Why estate agents use specialist board installers
The main reason is control. A specialist installer works to agreed service levels, carries the right fittings, understands common property types and can manage board stock without the branch chasing every job manually.
There is also the issue of presentation. Estate agent boards are one of the few forms of marketing seen at property level, in real streets, by neighbours and prospective vendors. If boards are crooked, faded, damaged or late, that reflects directly on the agency. Good installation protects brand standards.
Speed is another factor. In competitive markets, agents want boards erected promptly after instruction and updated without delay. A contractor with warehousing, regional coverage and dedicated drivers is set up for that. A one-off local installer usually is not.
What does an estate agent board installer actually do?
Installation is only one part of the service. A competent board contractor will usually handle the full field process around the board estate. That includes booking jobs, routing drivers, selecting the correct panel, taking the right fixings, recording completion and flagging issues back to the client.
On site, the installer assesses where the board can be safely and appropriately positioned. That may involve a standard post installation in a front garden, wall-mounted fixings where appropriate, or adapting to site conditions such as restricted frontage or hard ground. The job is not simply placing a sign. It is about fitting it securely, visibly and neatly.
After installation, many contractors also manage board movement and maintenance. If a panel needs replacing, if a rider board must be added, or if branding changes across a branch network, the same supplier can coordinate that work efficiently. This is where a service-led contractor adds the most value.
Who installs estate agent boards for multi-branch agencies?
For multi-branch firms, the answer should almost always be a specialist provider with regional or national reach. The reason is consistency. A growing agency may be able to manage one branch with a local installer, but once multiple offices are involved, service gaps quickly appear.
Different installers may use different fixings, interpret briefs differently or respond at different speeds. Brand colours may vary between print runs. Stock may sit in the wrong place. Branches may start solving problems independently, which creates further inconsistency.
A single supplier model removes much of that friction. Design files, panel specifications, stock levels and service requests are managed centrally, while local teams complete the fieldwork. For agencies concerned with operational control, that structure is usually more effective than patching together separate providers.
What to look for in a board installation company
The best supplier is not simply the one that can put a board in the ground.
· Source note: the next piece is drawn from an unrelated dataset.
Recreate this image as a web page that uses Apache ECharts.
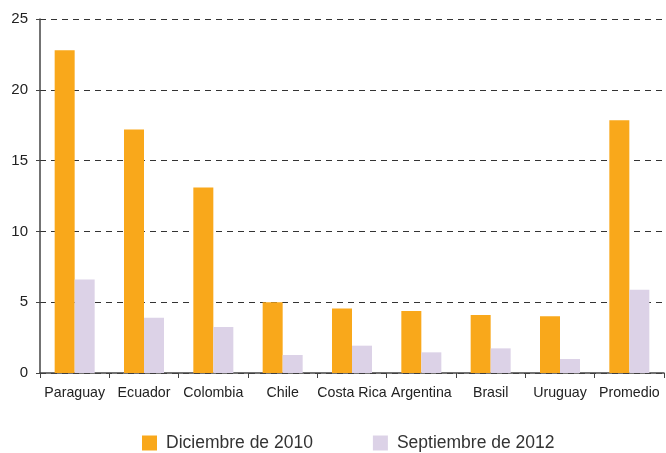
<!DOCTYPE html>
<html>
<head>
<meta charset="utf-8">
<script src="https://cdn.jsdelivr.net/npm/echarts@6/dist/echarts.min.js"></script>
<style>
html, body { margin: 0; padding: 0; background: #fff; }
#main { width: 666px; height: 453px; }
</style>
</head>
<body>
<div id="main"></div>
<script>
var paises = ['Paraguay', 'Ecuador', 'Colombia', 'Chile', 'Costa Rica', 'Argentina', 'Brasil', 'Uruguay', 'Promedio'];
var dic2010 = [22.8, 17.2, 13.1, 5.0, 4.55, 4.37, 4.1, 4.0, 17.85];
var sep2012 = [6.6, 3.9, 3.25, 1.27, 1.93, 1.46, 1.74, 0.99, 5.88];
var nombres = ['Diciembre de 2010', 'Septiembre de 2012'];

var myChart = echarts.init(document.getElementById('main'));
var fuente = '"Liberation Sans", Arial, sans-serif';
var option = {
	animation : false,
	textStyle : { fontFamily : fuente },
	grid : { left : 40, right : 2, top : 19, bottom : 80 },
	legend : {
		top : 434,
		left : 142,
		padding : 0,
		itemWidth : 15,
		itemHeight : 15,
		itemGap : 60,
		icon : 'rect',
		textStyle : { fontSize : 17.5, color : '#333', fontFamily : fuente, padding : [0, 0, 0, 4] },
		data : nombres
	},
	xAxis : {
		type : 'category',
		data : paises,
		axisLine : { lineStyle : { color : '#444', width : 1.5 } },
		axisTick : { show : true, length : 5, lineStyle : { color : '#444' } },
		axisLabel : { fontSize : 14.2, color : '#222', margin : 13, interval : 0 }
	},
	yAxis : {
		type : 'value',
		min : 0,
		max : 25,
		interval : 5,
		axisLine : { show : true, lineStyle : { color : '#444', width : 1.5 } },
		axisTick : { show : true, length : 4, lineStyle : { color : '#444' } },
		axisLabel : { fontSize : 15, color : '#222', margin : 12 },
		splitLine : { lineStyle : { color : '#333', type : [6, 5], width : 1 } }
	},
	series : [ {
		name : nombres[0],
		type : 'bar',
		data : dic2010,
		barWidth : 20,
		barGap : '0%',
		itemStyle : { color : '#F9A81B' }
	}, {
		name : nombres[1],
		type : 'bar',
		data : sep2012,
		barWidth : 20,
		itemStyle : { color : '#DCD2E7' }
	} ]
};
myChart.setOption(option);
</script>
</body>
</html>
Estate agents should look at whether the contractor understands the property sector and can support the wider demands that come with board management.
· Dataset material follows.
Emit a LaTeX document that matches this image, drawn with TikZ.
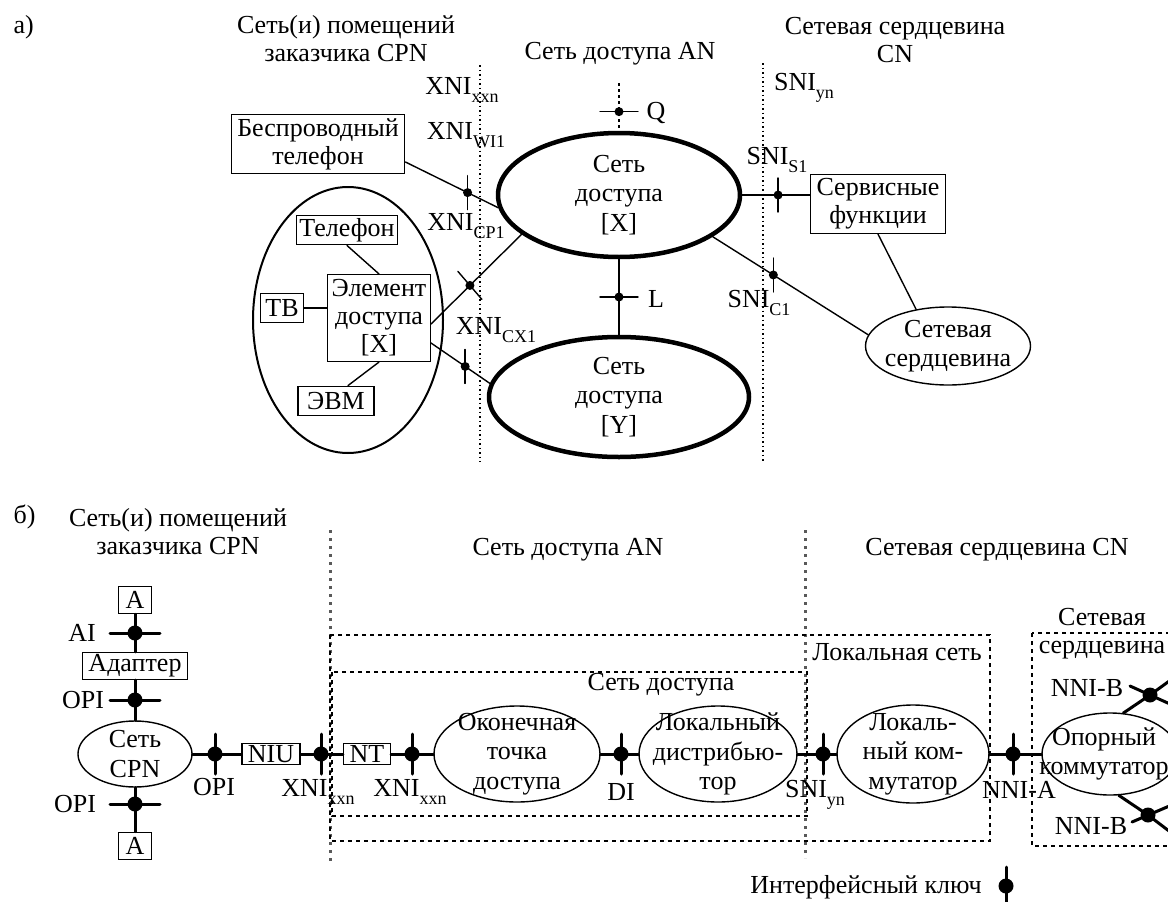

Coverage is one of the first practical checks. If your agency works across Yorkshire, Lincolnshire, Lancashire or further afield, the installer needs a service model that can cope with your footprint. A business with regional hubs and local drivers will generally respond more reliably than one trying to cover everything from a single base.
Stock management is just as important. Agencies often underestimate how much time is lost chasing panel availability, board changes and replacements. A supplier that stores stock, tracks usage and replenishes intelligently can reduce pressure on branch teams.
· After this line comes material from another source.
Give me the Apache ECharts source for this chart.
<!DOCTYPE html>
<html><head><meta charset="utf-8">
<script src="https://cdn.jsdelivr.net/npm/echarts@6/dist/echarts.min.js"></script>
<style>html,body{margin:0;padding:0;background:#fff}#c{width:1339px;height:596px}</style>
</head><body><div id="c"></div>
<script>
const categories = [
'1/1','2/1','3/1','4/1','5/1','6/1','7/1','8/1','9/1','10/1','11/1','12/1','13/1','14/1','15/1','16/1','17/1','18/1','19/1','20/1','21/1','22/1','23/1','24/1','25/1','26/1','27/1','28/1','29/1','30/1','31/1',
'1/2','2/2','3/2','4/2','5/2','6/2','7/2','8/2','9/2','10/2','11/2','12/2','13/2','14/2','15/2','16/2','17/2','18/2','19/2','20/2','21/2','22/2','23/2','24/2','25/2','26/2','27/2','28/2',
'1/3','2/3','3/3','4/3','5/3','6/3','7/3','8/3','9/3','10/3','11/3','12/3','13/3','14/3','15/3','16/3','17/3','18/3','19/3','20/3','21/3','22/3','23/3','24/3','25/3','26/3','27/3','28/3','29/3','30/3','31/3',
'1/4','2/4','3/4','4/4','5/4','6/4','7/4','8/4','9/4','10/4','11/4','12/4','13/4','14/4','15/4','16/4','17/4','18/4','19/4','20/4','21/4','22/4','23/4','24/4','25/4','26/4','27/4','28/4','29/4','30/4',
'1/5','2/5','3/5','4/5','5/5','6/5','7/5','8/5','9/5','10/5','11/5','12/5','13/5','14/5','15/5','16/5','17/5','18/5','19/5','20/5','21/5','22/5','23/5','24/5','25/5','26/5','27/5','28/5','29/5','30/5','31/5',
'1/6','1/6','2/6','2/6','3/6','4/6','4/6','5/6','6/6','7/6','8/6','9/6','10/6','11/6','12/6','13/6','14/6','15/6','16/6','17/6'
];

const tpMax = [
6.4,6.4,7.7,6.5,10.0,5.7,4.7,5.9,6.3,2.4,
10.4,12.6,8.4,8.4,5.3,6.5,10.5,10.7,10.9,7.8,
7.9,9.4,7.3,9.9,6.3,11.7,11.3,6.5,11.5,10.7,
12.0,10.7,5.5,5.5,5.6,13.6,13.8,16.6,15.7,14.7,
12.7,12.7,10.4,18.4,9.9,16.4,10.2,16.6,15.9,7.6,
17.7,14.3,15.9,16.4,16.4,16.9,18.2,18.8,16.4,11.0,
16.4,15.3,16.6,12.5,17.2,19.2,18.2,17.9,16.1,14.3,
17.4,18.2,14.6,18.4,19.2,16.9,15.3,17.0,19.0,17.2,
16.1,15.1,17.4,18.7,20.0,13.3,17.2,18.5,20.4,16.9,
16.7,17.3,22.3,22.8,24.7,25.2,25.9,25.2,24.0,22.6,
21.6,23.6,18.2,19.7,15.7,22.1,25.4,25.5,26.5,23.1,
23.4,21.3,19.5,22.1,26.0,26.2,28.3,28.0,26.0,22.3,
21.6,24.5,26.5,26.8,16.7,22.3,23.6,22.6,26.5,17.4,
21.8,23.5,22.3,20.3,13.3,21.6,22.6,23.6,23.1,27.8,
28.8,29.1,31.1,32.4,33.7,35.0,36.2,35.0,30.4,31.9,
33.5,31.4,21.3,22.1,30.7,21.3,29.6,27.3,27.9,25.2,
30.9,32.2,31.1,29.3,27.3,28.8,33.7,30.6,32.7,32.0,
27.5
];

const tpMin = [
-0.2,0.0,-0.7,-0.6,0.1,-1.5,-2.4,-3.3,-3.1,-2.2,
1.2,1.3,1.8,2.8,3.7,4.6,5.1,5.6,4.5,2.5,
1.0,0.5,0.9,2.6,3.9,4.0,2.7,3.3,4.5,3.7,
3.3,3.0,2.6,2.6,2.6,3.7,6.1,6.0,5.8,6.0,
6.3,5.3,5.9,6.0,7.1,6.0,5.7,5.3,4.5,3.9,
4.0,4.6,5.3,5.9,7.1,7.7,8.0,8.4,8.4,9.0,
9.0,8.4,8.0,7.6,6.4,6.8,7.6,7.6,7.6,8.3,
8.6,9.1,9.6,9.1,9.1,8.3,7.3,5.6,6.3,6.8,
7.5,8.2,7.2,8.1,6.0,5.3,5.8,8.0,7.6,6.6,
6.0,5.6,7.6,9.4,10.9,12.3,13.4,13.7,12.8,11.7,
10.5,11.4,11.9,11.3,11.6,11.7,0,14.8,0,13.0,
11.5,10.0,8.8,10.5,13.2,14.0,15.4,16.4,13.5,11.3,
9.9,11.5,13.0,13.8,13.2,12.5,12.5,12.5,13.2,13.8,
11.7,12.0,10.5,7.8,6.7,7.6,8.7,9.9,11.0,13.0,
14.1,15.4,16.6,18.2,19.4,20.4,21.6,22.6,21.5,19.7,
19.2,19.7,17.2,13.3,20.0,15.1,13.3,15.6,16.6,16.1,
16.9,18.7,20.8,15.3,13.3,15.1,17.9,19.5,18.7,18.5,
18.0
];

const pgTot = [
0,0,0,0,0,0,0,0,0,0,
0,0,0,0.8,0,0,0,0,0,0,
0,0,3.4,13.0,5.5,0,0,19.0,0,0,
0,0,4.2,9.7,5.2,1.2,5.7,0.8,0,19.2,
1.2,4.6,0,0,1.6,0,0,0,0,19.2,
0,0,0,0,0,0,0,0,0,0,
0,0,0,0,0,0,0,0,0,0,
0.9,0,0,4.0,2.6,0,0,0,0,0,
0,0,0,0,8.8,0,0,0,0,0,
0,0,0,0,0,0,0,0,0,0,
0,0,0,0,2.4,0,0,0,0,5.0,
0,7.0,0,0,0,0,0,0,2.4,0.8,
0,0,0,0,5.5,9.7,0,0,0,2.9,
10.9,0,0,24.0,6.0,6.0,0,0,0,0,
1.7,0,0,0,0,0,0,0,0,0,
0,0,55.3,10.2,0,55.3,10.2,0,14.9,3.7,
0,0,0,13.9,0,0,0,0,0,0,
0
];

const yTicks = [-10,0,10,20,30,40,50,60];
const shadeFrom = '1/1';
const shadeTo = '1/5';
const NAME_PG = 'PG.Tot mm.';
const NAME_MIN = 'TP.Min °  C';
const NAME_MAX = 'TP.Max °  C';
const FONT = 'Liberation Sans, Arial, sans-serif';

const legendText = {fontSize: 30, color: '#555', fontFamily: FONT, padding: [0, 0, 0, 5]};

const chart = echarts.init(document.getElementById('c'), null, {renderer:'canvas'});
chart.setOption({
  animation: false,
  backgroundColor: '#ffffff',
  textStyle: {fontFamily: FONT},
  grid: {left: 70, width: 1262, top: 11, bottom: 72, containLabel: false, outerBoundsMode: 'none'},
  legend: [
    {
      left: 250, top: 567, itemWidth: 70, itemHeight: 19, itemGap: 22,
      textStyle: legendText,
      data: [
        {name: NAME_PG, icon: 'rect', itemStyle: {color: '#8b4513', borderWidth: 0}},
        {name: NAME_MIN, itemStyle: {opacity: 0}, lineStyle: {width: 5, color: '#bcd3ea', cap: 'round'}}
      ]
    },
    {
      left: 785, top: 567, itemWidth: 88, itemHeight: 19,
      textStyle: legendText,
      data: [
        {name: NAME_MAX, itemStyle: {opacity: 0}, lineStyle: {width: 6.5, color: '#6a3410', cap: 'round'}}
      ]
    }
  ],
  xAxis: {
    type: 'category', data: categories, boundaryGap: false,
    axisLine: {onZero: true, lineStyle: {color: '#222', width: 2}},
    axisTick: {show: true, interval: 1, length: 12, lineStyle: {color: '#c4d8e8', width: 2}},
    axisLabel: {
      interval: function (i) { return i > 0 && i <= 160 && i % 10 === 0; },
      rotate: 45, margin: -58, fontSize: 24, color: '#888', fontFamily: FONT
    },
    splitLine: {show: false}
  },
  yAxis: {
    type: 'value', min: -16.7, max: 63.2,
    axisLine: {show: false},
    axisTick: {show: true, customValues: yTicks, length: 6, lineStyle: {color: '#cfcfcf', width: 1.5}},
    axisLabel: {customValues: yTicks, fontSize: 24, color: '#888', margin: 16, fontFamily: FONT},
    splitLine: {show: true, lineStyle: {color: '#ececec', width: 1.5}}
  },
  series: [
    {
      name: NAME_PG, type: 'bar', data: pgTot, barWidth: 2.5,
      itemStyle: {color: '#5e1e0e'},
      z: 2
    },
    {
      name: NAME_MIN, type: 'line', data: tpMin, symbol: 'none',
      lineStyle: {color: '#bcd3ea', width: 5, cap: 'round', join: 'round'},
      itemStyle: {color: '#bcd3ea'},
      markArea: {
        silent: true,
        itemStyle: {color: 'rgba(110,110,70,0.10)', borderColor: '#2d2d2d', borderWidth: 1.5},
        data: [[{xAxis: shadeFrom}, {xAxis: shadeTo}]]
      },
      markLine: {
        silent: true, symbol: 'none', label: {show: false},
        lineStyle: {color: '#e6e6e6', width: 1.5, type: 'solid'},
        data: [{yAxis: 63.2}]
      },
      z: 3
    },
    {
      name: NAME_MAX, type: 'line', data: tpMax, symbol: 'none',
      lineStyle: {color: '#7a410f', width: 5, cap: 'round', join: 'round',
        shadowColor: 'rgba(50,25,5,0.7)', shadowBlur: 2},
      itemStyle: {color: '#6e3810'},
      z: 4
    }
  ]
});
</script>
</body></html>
Then there is reporting. Good contractors provide clear job confirmation and a straightforward route for new instructions, board moves and removals. That keeps branches informed and cuts back on avoidable phone calls.
Finally, look at sector specialisation. A signage company that handles all kinds of work may be capable, but estate agent boards are their own category. The pace is different, the service expectations are different and the need for fast movement between statuses is constant.
Are estate agent boards installed by the agent themselves?
Sometimes, but usually only in very small independent setups or on rare occasions where an urgent local solution is needed. Even then, it is not always the best use of staff time. Branch teams are there to value property, win instructions, progress deals and manage clients. Sending negotiators out to install boards is rarely efficient.
There are also practical and reputational risks. Poor fixing, inconsistent positioning or damaged stock can all undermine the agency’s image. If the board is part of your street presence, it deserves professional handling.
That said, there are cases where agencies keep a limited number of boards for occasional self-installation. This can work for remote properties or exceptional circumstances, but it is not usually the right model for a busy branch network.
Why one supplier often works better than separate designers, printers and installers
This is where operational value becomes clear. If one company designs the artwork, another prints the panels and a third installs them, every change creates another handover. That means more approvals, more emails, more room for delay and more chance of inconsistency.
A one-stop supplier removes those gaps. New brand rollout, branch launch, rider update or seasonal campaign can all move through one process. The same provider holds the artwork, manages production and sends the field team to install the finished boards.
For agencies, that means less administration and better accountability. If something needs changing, there is one point of contact rather than several. That is often the difference between a board service that quietly works in the background and one that absorbs unnecessary branch time.
The compliance and local knowledge factor
Board installation is not purely a logistics exercise. Installers also need a practical understanding of placement and local conditions. While estate agents remain responsible for operating within the relevant rules, an experienced board contractor will understand typical constraints, property layouts and common site issues.
That local knowledge can be especially useful across mixed territories. Urban streets, rural lanes, new-build developments and listed settings all bring slightly different practical considerations. An installer used to property signage is more likely to get the board positioned sensibly and professionally first time.
A commercial decision, not just a field task
For many agencies, board installation is still treated as a minor operational line item. In practice, it affects brand visibility, instruction speed, branch workload and customer perception. A good contractor helps an agency look organised and responsive. A weak one creates noise, delays and street-level inconsistency.
That is why established agencies increasingly favour specialist partners rather than piecemeal arrangements. Businesses such as SD Boards are built around that requirement, combining design, production, stock management and installation so agencies can keep control without managing multiple suppliers.
If you are asking who installs estate agent boards, the better question is who can install, manage and maintain them in a way that supports your branches as you grow. The right answer is rarely the cheapest stopgap. It is the supplier that makes the whole process easier, faster and more consistent every time a board carries your name.